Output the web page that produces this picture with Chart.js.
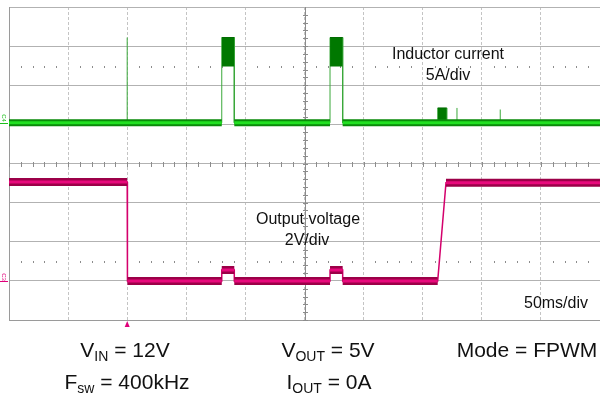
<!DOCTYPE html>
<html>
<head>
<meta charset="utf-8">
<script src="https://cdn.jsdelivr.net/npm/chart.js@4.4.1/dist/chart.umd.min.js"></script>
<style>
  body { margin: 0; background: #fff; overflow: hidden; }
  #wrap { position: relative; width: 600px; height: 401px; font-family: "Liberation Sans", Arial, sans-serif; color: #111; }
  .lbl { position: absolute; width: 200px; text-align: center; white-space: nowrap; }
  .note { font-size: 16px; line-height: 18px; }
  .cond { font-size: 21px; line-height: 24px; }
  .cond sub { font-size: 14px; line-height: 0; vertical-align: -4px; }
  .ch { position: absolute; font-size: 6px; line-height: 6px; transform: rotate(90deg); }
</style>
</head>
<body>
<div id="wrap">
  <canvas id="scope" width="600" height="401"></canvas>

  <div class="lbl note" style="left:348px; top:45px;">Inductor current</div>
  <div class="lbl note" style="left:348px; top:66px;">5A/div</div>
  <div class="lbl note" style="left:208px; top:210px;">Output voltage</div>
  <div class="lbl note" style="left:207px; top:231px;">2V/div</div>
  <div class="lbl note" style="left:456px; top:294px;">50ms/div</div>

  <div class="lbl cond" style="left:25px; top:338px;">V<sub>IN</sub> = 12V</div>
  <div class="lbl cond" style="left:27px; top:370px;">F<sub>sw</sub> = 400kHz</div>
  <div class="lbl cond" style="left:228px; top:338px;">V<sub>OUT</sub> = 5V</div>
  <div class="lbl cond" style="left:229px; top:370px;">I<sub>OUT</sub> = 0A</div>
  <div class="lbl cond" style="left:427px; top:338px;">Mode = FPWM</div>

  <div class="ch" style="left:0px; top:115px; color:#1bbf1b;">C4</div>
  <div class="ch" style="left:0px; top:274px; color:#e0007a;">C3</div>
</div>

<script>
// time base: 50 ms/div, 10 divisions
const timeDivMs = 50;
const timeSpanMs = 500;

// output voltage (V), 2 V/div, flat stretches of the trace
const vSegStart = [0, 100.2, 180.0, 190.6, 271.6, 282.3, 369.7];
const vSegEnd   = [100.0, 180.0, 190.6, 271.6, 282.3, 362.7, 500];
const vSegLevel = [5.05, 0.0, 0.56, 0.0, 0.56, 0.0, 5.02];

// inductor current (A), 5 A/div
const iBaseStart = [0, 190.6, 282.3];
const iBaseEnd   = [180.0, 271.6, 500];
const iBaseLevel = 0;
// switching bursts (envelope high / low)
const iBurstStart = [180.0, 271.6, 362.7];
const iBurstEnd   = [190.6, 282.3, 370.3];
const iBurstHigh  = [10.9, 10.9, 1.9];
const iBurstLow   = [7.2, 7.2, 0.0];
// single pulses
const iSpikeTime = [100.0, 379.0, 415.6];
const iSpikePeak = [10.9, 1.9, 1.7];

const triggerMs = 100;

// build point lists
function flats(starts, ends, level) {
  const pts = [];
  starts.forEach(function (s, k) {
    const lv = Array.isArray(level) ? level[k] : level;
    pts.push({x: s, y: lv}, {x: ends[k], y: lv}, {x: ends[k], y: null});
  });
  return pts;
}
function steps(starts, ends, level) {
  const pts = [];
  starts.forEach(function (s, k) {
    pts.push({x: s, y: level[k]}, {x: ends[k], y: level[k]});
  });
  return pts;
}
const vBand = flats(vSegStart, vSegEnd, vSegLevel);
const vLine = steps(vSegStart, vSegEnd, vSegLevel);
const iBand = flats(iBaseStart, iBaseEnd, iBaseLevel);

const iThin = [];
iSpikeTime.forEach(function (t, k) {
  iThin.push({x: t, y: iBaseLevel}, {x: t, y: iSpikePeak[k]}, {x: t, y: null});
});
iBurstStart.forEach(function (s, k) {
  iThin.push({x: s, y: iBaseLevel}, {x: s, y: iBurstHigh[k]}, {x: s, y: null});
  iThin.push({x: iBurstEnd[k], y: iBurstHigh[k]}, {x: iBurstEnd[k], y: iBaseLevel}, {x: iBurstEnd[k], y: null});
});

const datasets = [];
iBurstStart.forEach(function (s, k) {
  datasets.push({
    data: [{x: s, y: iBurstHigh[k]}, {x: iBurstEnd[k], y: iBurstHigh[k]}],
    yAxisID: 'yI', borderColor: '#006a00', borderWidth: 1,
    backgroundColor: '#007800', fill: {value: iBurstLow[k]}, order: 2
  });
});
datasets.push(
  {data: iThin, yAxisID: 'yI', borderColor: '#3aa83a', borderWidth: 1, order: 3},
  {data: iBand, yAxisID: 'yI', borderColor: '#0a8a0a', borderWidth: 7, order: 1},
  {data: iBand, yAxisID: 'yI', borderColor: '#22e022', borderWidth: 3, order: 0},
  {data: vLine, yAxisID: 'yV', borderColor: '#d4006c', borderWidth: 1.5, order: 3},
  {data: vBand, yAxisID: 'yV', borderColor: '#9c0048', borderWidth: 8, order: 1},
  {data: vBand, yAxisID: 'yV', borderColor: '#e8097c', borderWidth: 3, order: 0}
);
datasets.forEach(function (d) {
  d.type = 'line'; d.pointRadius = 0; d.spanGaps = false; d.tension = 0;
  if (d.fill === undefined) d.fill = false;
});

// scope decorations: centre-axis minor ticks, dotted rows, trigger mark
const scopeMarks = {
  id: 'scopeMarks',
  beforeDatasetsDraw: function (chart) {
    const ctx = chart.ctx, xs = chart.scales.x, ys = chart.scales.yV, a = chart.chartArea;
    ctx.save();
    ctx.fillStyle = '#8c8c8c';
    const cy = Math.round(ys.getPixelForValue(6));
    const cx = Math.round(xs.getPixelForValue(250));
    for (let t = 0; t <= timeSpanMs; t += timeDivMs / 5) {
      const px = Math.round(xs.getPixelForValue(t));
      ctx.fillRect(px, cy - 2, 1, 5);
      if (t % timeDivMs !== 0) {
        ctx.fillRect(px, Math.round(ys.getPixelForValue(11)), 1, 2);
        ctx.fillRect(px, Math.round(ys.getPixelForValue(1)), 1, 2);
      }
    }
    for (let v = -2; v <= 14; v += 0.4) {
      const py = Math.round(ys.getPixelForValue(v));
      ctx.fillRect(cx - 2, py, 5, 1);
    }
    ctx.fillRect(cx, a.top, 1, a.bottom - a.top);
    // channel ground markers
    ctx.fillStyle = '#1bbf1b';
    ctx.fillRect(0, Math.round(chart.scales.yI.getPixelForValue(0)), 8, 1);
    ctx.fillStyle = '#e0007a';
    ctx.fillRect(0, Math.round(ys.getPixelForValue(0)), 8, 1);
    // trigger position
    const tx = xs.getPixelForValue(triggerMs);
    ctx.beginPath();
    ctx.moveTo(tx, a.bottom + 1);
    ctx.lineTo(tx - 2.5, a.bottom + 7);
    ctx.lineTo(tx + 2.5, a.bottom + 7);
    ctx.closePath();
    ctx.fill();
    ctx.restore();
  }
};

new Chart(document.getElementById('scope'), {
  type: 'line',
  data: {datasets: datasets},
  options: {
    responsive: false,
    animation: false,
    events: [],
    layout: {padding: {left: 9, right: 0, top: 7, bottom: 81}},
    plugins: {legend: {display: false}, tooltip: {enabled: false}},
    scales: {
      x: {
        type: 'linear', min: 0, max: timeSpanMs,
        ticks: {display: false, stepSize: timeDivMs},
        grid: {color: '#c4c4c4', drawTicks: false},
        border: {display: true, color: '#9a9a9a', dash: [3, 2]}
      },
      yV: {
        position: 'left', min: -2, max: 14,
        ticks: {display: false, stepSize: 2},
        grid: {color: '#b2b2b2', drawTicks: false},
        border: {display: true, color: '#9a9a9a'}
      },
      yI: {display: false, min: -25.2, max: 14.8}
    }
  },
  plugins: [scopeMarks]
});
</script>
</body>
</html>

• TASK INSTRUCTIONS:
Go through the data above and transcribe it in full, omitting any image.

• WORKED ANSWER:
Output the web page that produces this picture with Chart.js.
<!DOCTYPE html>
<html>
<head>
<meta charset="utf-8">
<script src="https://cdn.jsdelivr.net/npm/chart.js@4.4.1/dist/chart.umd.min.js"></script>
<style>
  body { margin: 0; background: #fff; overflow: hidden; }
  #wrap { position: relative; width: 600px; height: 401px; font-family: "Liberation Sans", Arial, sans-serif; color: #111; }
  .lbl { position: absolute; width: 200px; text-align: center; white-space: nowrap; }
  .note { font-size: 16px; line-height: 18px; }
  .cond { font-size: 21px; line-height: 24px; }
  .cond sub { font-size: 14px; line-height: 0; vertical-align: -4px; }
  .ch { position: absolute; font-size: 6px; line-height: 6px; transform: rotate(90deg); }
</style>
</head>
<body>
<div id="wrap">
  <canvas id="scope" width="600" height="401"></canvas>

  <div class="lbl note" style="left:348px; top:45px;">Inductor current</div>
  <div class="lbl note" style="left:348px; top:66px;">5A/div</div>
  <div class="lbl note" style="left:208px; top:210px;">Output voltage</div>
  <div class="lbl note" style="left:207px; top:231px;">2V/div</div>
  <div class="lbl note" style="left:456px; top:294px;">50ms/div</div>

  <div class="lbl cond" style="left:25px; top:338px;">V<sub>IN</sub> = 12V</div>
  <div class="lbl cond" style="left:27px; top:370px;">F<sub>sw</sub> = 400kHz</div>
  <div class="lbl cond" style="left:228px; top:338px;">V<sub>OUT</sub> = 5V</div>
  <div class="lbl cond" style="left:229px; top:370px;">I<sub>OUT</sub> = 0A</div>
  <div class="lbl cond" style="left:427px; top:338px;">Mode = FPWM</div>

  <div class="ch" style="left:0px; top:115px; color:#1bbf1b;">C4</div>
  <div class="ch" style="left:0px; top:274px; color:#e0007a;">C3</div>
</div>

<script>
// time base: 50 ms/div, 10 divisions
const timeDivMs = 50;
const timeSpanMs = 500;

// output voltage (V), 2 V/div, flat stretches of the trace
const vSegStart = [0, 100.2, 180.0, 190.6, 271.6, 282.3, 369.7];
const vSegEnd   = [100.0, 180.0, 190.6, 271.6, 282.3, 362.7, 500];
const vSegLevel = [5.05, 0.0, 0.56, 0.0, 0.56, 0.0, 5.02];

// inductor current (A), 5 A/div
const iBaseStart = [0, 190.6, 282.3];
const iBaseEnd   = [180.0, 271.6, 500];
const iBaseLevel = 0;
// switching bursts (envelope high / low)
const iBurstStart = [180.0, 271.6, 362.7];
const iBurstEnd   = [190.6, 282.3, 370.3];
const iBurstHigh  = [10.9, 10.9, 1.9];
const iBurstLow   = [7.2, 7.2, 0.0];
// single pulses
const iSpikeTime = [100.0, 379.0, 415.6];
const iSpikePeak = [10.9, 1.9, 1.7];

const triggerMs = 100;

// build point lists
function flats(starts, ends, level) {
  const pts = [];
  starts.forEach(function (s, k) {
    const lv = Array.isArray(level) ? level[k] : level;
    pts.push({x: s, y: lv}, {x: ends[k], y: lv}, {x: ends[k], y: null});
  });
  return pts;
}
function steps(starts, ends, level) {
  const pts = [];
  starts.forEach(function (s, k) {
    pts.push({x: s, y: level[k]}, {x: ends[k], y: level[k]});
  });
  return pts;
}
const vBand = flats(vSegStart, vSegEnd, vSegLevel);
const vLine = steps(vSegStart, vSegEnd, vSegLevel);
const iBand = flats(iBaseStart, iBaseEnd, iBaseLevel);

const iThin = [];
iSpikeTime.forEach(function (t, k) {
  iThin.push({x: t, y: iBaseLevel}, {x: t, y: iSpikePeak[k]}, {x: t, y: null});
});
iBurstStart.forEach(function (s, k) {
  iThin.push({x: s, y: iBaseLevel}, {x: s, y: iBurstHigh[k]}, {x: s, y: null});
  iThin.push({x: iBurstEnd[k], y: iBurstHigh[k]}, {x: iBurstEnd[k], y: iBaseLevel}, {x: iBurstEnd[k], y: null});
});

const datasets = [];
iBurstStart.forEach(function (s, k) {
  datasets.push({
    data: [{x: s, y: iBurstHigh[k]}, {x: iBurstEnd[k], y: iBurstHigh[k]}],
    yAxisID: 'yI', borderColor: '#006a00', borderWidth: 1,
    backgroundColor: '#007800', fill: {value: iBurstLow[k]}, order: 2
  });
});
datasets.push(
  {data: iThin, yAxisID: 'yI', borderColor: '#3aa83a', borderWidth: 1, order: 3},
  {data: iBand, yAxisID: 'yI', borderColor: '#0a8a0a', borderWidth: 7, order: 1},
  {data: iBand, yAxisID: 'yI', borderColor: '#22e022', borderWidth: 3, order: 0},
  {data: vLine, yAxisID: 'yV', borderColor: '#d4006c', borderWidth: 1.5, order: 3},
  {data: vBand, yAxisID: 'yV', borderColor: '#9c0048', borderWidth: 8, order: 1},
  {data: vBand, yAxisID: 'yV', borderColor: '#e8097c', borderWidth: 3, order: 0}
);
datasets.forEach(function (d) {
  d.type = 'line'; d.pointRadius = 0; d.spanGaps = false; d.tension = 0;
  if (d.fill === undefined) d.fill = false;
});

// scope decorations: centre-axis minor ticks, dotted rows, trigger mark
const scopeMarks = {
  id: 'scopeMarks',
  beforeDatasetsDraw: function (chart) {
    const ctx = chart.ctx, xs = chart.scales.x, ys = chart.scales.yV, a = chart.chartArea;
    ctx.save();
    ctx.fillStyle = '#8c8c8c';
    const cy = Math.round(ys.getPixelForValue(6));
    const cx = Math.round(xs.getPixelForValue(250));
    for (let t = 0; t <= timeSpanMs; t += timeDivMs / 5) {
      const px = Math.round(xs.getPixelForValue(t));
      ctx.fillRect(px, cy - 2, 1, 5);
      if (t % timeDivMs !== 0) {
        ctx.fillRect(px, Math.round(ys.getPixelForValue(11)), 1, 2);
        ctx.fillRect(px, Math.round(ys.getPixelForValue(1)), 1, 2);
      }
    }
    for (let v = -2; v <= 14; v += 0.4) {
      const py = Math.round(ys.getPixelForValue(v));
      ctx.fillRect(cx - 2, py, 5, 1);
    }
    ctx.fillRect(cx, a.top, 1, a.bottom - a.top);
    // channel ground markers
    ctx.fillStyle = '#1bbf1b';
    ctx.fillRect(0, Math.round(chart.scales.yI.getPixelForValue(0)), 8, 1);
    ctx.fillStyle = '#e0007a';
    ctx.fillRect(0, Math.round(ys.getPixelForValue(0)), 8, 1);
    // trigger position
    const tx = xs.getPixelForValue(triggerMs);
    ctx.beginPath();
    ctx.moveTo(tx, a.bottom + 1);
    ctx.lineTo(tx - 2.5, a.bottom + 7);
    ctx.lineTo(tx + 2.5, a.bottom + 7);
    ctx.closePath();
    ctx.fill();
    ctx.restore();
  }
};

new Chart(document.getElementById('scope'), {
  type: 'line',
  data: {datasets: datasets},
  options: {
    responsive: false,
    animation: false,
    events: [],
    layout: {padding: {left: 9, right: 0, top: 7, bottom: 81}},
    plugins: {legend: {display: false}, tooltip: {enabled: false}},
    scales: {
      x: {
        type: 'linear', min: 0, max: timeSpanMs,
        ticks: {display: false, stepSize: timeDivMs},
        grid: {color: '#c4c4c4', drawTicks: false},
        border: {display: true, color: '#9a9a9a', dash: [3, 2]}
      },
      yV: {
        position: 'left', min: -2, max: 14,
        ticks: {display: false, stepSize: 2},
        grid: {color: '#b2b2b2', drawTicks: false},
        border: {display: true, color: '#9a9a9a'}
      },
      yI: {display: false, min: -25.2, max: 14.8}
    }
  },
  plugins: [scopeMarks]
});
</script>
</body>
</html>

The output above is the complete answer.